Feel-Good Food: These vegan jackfruit quesadillas will leave you feeling great with their wholesome, natural ingredients.
What is Jackfruit?
This meat impersonator of the plant world, pictured below, can mimic the texture of pulled pork or chicken and can be used in tacos, sandwiches, curries, and in this delicious vegan jackfruit quesadilla!
Jackfruit is native to Southwest India but has found its way into the tropical regions of Asia, Africa, and South America. It's a tropical fruit that can grow to enormous sizes, weighing up to 80 pounds! Yes, you read that right. It's the largest fruit that grows on a tree, and in many cultures, it's celebrated as a miracle crop because one tree can produce up to 200 fruits in a year.
In its native lands, ripe jackfruit is often eaten fresh or used in desserts. The seeds can be roasted or boiled like chestnuts. But it's the unripe, young green jackfruit that is a staple in savory dishes like these vegan quesadillas. This is the jackfruit you'll commonly find canned in brine or water in the international aisle of your grocery store. For plant-based diets, it's commonly used in dishes that call for shredded meat, thanks to its remarkable ability to take on flavors and its meat-like texture.
Why It’s Gaining Popularity
Jackfruit is versatile but also packed with nutrients and fiber and is low in calories, making it a healthy meat alternative. It's also sustainable and relatively easy to grow, adding to its rising status as a superfood.

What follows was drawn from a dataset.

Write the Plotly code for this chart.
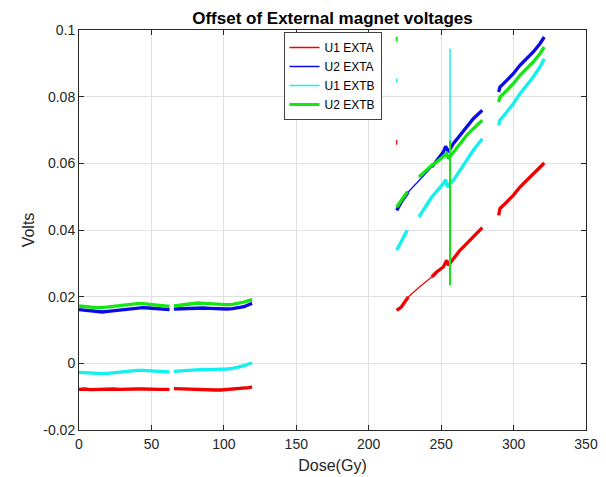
import plotly.graph_objects as go

# ---------------- data ----------------
# first run: dose 0-120 Gy, shared dose grid (gap near 63-65 Gy)
dose_early = [0, 4, 8, 12, 16, 20, 24, 28, 32, 36, 40, 44, 48, 52, 56, 60, 62.5, None,
              65.5, 70, 74, 78, 82, 86, 90, 94, 98, 102, 106, 110, 114, 117, 119.5]
u1_exta_early = [-0.0078, -0.0077, -0.0079, -0.0078, -0.0078, -0.0077, -0.0077, -0.0078, -0.0077,
                 -0.0076, -0.0077, -0.0077, -0.0078, -0.0078, -0.0078, -0.0078, -0.0078, None,
                 -0.0076, -0.0077, -0.0077, -0.0077, -0.0078, -0.0079, -0.0080, -0.0080, -0.0080,
                 -0.0079, -0.0078, -0.0077, -0.0075, -0.0073, -0.0071]
u2_exta_early = [0.0161, 0.0159, 0.0157, 0.0155, 0.0154, 0.0156, 0.0158, 0.0161, 0.0163,
                 0.0165, 0.0166, 0.0167, 0.0166, 0.0165, 0.0163, 0.0161, 0.0161, None,
                 0.0163, 0.0164, 0.0165, 0.0166, 0.0167, 0.0166, 0.0165, 0.0164, 0.0164,
                 0.0163, 0.0164, 0.0166, 0.0170, 0.0176, 0.0180]
u1_extb_early = [-0.0027, -0.0028, -0.0030, -0.0031, -0.0031, -0.0030, -0.0028, -0.0025, -0.0023,
                 -0.0021, -0.0021, -0.0021, -0.0022, -0.0023, -0.0024, -0.0026, -0.0026, None,
                 -0.0024, -0.0023, -0.0021, -0.0019, -0.0018, -0.0018, -0.0019, -0.0019, -0.0018,
                 -0.0017, -0.0015, -0.0012, -0.0007, -0.0002, 0.0001]
u2_extb_early = [0.0172, 0.0170, 0.0168, 0.0167, 0.0167, 0.0169, 0.0171, 0.0174, 0.0177,
                 0.0178, 0.0179, 0.0179, 0.0177, 0.0175, 0.0173, 0.0171, 0.0171, None,
                 0.0172, 0.0175, 0.0178, 0.0180, 0.0181, 0.0180, 0.0179, 0.0177, 0.0176,
                 0.0176, 0.0177, 0.0180, 0.0184, 0.0188, 0.0191]

# second run: dose ~219-278 Gy (thick, noisy parts)
u1_exta_mid_dose = [219.3, 222.5, 227.3, None,
                    243.5, 246.9, 251.5, 253.8, 255.0, 258.4, 263.0, 267.6, 272.2, 278.4]
u1_exta_mid = [0.0159, 0.0169, 0.0199, None,
               0.0259, 0.0274, 0.0289, 0.0309, 0.0294, 0.0314, 0.0339, 0.0359, 0.0379, 0.0407]
u2_exta_mid_dose = [219.3, 223.0, 227.3, None,
                    243.5, 246.9, 251.5, 253.1, 255.0, 258.4, 263.0, 267.6, 272.2, 278.4]
u2_exta_mid = [0.0459, 0.0487, 0.0514, None,
               0.0589, 0.0609, 0.0634, 0.0651, 0.0634, 0.0659, 0.0684, 0.0709, 0.0734, 0.0759]
u1_extb_mid_dose = [219.3, 223.0, 226.6, None,
                    234.7, 239.0, 243.5, 247.5, 251.5, 253.1, 254.3, 256.1, 258.4, 263.0, 267.6,
                    272.2, 278.4]
u1_extb_mid = [0.0339, 0.0369, 0.0399, None,
               0.0439, 0.0469, 0.0499, 0.0519, 0.0539, 0.0551, 0.0529, 0.0540, 0.0549, 0.0579, 0.0609,
               0.0639, 0.0674]
u2_extb_mid_dose = [219.3, 222.5, 226.6, None,
                    234.7, 239.0, 243.5, 247.5, 251.5, 253.8, 255.0, 256.1, 258.4, 263.0, 267.6,
                    272.2, 278.4]
u2_extb_mid = [0.0469, 0.0490, 0.0514, None,
               0.0559, 0.0577, 0.0594, 0.0606, 0.0619, 0.0629, 0.0614, 0.0620, 0.0634, 0.0659, 0.0684,
               0.0704, 0.0729]

# second run: sparse (thin) stretches, spikes and isolated outliers
u1_exta_thin_dose = [227.3, 235.0, 243.5, None, 219.3, 219.3]
u1_exta_thin = [0.0199, 0.0229, 0.0259, None, 0.0656, 0.0670]
u2_exta_thin_dose = [227.3, 235.0, 243.5]
u2_exta_thin = [0.0514, 0.0551, 0.0589]
u1_extb_thin_dose = [256.1, 256.1, None, 219.3, 219.3]
u1_extb_thin = [0.0944, 0.0540, None, 0.0843, 0.0855]
u2_extb_thin_dose = [256.1, 256.1, None, 219.3, 219.3]
u2_extb_thin = [0.0669, 0.0234, None, 0.0966, 0.0980]

# third run: dose ~290-321 Gy (shared dose grid)
dose_late = [289.7, 290.6, 295.3, 299.8, 304.4, 309.1, 313.6, 318.2, 321.2]
u1_exta_late = [0.0444, 0.0464, 0.0484, 0.0504, 0.0529, 0.0549, 0.0569, 0.0589, 0.0601]
u2_exta_late = [0.0814, 0.0829, 0.0849, 0.0869, 0.0894, 0.0914, 0.0934, 0.0959, 0.0979]
u1_extb_late = [0.0714, 0.0729, 0.0754, 0.0779, 0.0809, 0.0834, 0.0859, 0.0889, 0.0914]
u2_extb_late = [0.0784, 0.0799, 0.0819, 0.0839, 0.0864, 0.0884, 0.0904, 0.0929, 0.0949]

series_names = ["U1 EXTA", "U2 EXTA", "U1 EXTB", "U2 EXTB"]
series_colors = ["#f20000", "#0a0ae6", "#12f0f0", "#14e614"]

x_ticks = [0, 50, 100, 150, 200, 250, 300, 350]
y_ticks = [-0.02, 0, 0.02, 0.04, 0.06, 0.08, 0.1]
y_tick_text = ["-0.02", "0", "0.02", "0.04", "0.06", "0.08", "0.1"]

# ---------------- figure ----------------
FONT = "Liberation Sans, Arial, Helvetica, sans-serif"
fig = go.Figure()

main = [
    (dose_early + [None] + u1_exta_mid_dose + [None] + dose_late,
     u1_exta_early + [None] + u1_exta_mid + [None] + u1_exta_late),
    (dose_early + [None] + u2_exta_mid_dose + [None] + dose_late,
     u2_exta_early + [None] + u2_exta_mid + [None] + u2_exta_late),
    (dose_early + [None] + u1_extb_mid_dose + [None] + dose_late,
     u1_extb_early + [None] + u1_extb_mid + [None] + u1_extb_late),
    (dose_early + [None] + u2_extb_mid_dose + [None] + dose_late,
     u2_extb_early + [None] + u2_extb_mid + [None] + u2_extb_late),
]
thin = [(u1_exta_thin_dose, u1_exta_thin), (u2_exta_thin_dose, u2_exta_thin),
        (u1_extb_thin_dose, u1_extb_thin), (u2_extb_thin_dose, u2_extb_thin)]
thin_widths = [1.2, 1.2, 1.5, 2]

for i, (xs, ys) in enumerate(main):
    fig.add_trace(go.Scatter(x=xs, y=ys, mode="lines", showlegend=False, connectgaps=False,
                             line=dict(color=series_colors[i], width=3.3)))
    bx, by = thin[i]
    fig.add_trace(go.Scatter(x=bx, y=by, mode="lines", showlegend=False, hoverinfo="skip",
                             connectgaps=False,
                             line=dict(color=series_colors[i], width=thin_widths[i])))

# legend entries (MATLAB-like thin sample lines)
legend_widths = [1.6, 1.6, 1.6, 2.8]
for i, name in enumerate(series_names):
    fig.add_trace(go.Scatter(x=[None], y=[None], mode="lines", name=name,
                             line=dict(color=series_colors[i], width=legend_widths[i])))

axis_common = dict(
    showline=True, linecolor="#262626", linewidth=1, mirror="ticks",
    ticks="inside", ticklen=5, tickcolor="#262626",
    showgrid=True, gridcolor="#e1e1e1", gridwidth=1, zeroline=False,
    automargin=False,
    tickfont=dict(family=FONT, size=14, color="#262626"),
)

# the page body adds an 8px offset; figure size/margins compensate for it
FIG_W, FIG_H = 598, 469
fig.update_layout(
    width=FIG_W, height=FIG_H,
    margin=dict(l=71, r=20, t=22, b=47, autoexpand=False),
    paper_bgcolor="white", plot_bgcolor="white",
    font=dict(family=FONT, color="#262626"),
    title=dict(text="<b>Offset of External magnet voltages</b>",
               font=dict(family=FONT, size=17, color="#000000"),
               x=0.5, xref="paper", xanchor="center",
               y=1 - 10 / FIG_H, yref="container", yanchor="middle"),
    xaxis=dict(range=[0, 350], tickvals=x_ticks,
               title=dict(text="Dose(Gy)", font=dict(family=FONT, size=16, color="#262626"), standoff=9),
               ticklabelstandoff=1,
               **axis_common),
    yaxis=dict(range=[-0.02, 0.1], tickvals=y_ticks, ticktext=y_tick_text,
               title=dict(text="Volts", font=dict(family=FONT, size=16, color="#262626"), standoff=4),
               **axis_common),
    legend=dict(x=0.5, xanchor="center", y=0.995, yanchor="top",
                bgcolor="white", bordercolor="#404040", borderwidth=1,
                font=dict(family=FONT, size=12, color="#000000"),
                itemwidth=30, tracegroupgap=0),
    showlegend=True,
)

fig.write_html("out.html")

It's so popular now you can find cans at most well-stocked grocery stores like Trader Joe's, or you can buy them on Amazon.
Does Jackfruit Taste Like Meat?
Short answer: no. But...
I think of it as the Elvis Impersonator of the culinary world. Just like those hip-shaking Elvis impersonators who capture the essence but aren't the King himself, jackfruit tantalizes with its meat-like texture and spice-infused flavor, playing a convincing role in every bite yet reminding you it's the unique star of the show. Like any good tribute act, it hits all the right notes, leaving you all shook up in the best possible way. Let me explain further.
When it's young and not quite ready to hit the fruit scene, jackfruit does a stellar job mimicking shredded chicken, especially in the texture department. It's stringy and fibrous, and when you cook it, voilà – it turns into something that could fool you into thinking it's pulled or shredded chicken.
In terms of taste, though, jackfruit is quite different from chicken. Unripe, it's got a sort of 'I can't quite put my finger on it' taste – a bit neutral with a hint of fruitiness, which makes it great at absorbing the flavors of spices and seasonings. But it doesn't have the inherent savoriness or umami quality of chicken. And ripe jackfruit? Totally different story – it goes full-on sweet mode, ditching any chicken aspirations.
You'll see its best chicken impersonation when it's all cooked up and pretending to be chicken, like in this recipe. The color and texture can be pretty convincing. Let me know in the comments what you think.
For a full list of ingredients, see the recipe card.
- canned young green jackfruit in water or brine - shredded
- bell pepper
- fresh spinach
- smashed black beans or refried beans
- Easy Vegan Cashew Queso
- flour tortillas
- olive oil
- toppings: vegan sour cream, avocado slices, chopped tomatoes, scallions, or salsa for serving
Note On Beans
You can leave the black beans whole and season them with a teaspoon of garlic salt, but I like to use smashed black beans for these quesadillas. See the recipe card for instructions.
If you don't want to smash beans, a can of vegan, fat-free refried beans works great. Tip: add about ¼ cup of your favorite salsa to soften them up and make them easier to spread.
How to Shred Jackfruit
First, rinse the jackfruit to get rid of that briny canned taste. Once it's drained and rinsed, the easiest way to shred it is to use your hands, but a fork works, too. The texture of young jackfruit is naturally stringy, so take hold of a piece and squeeze, delicately separating the fibers - you'll notice it resembles pulled chicken or pork.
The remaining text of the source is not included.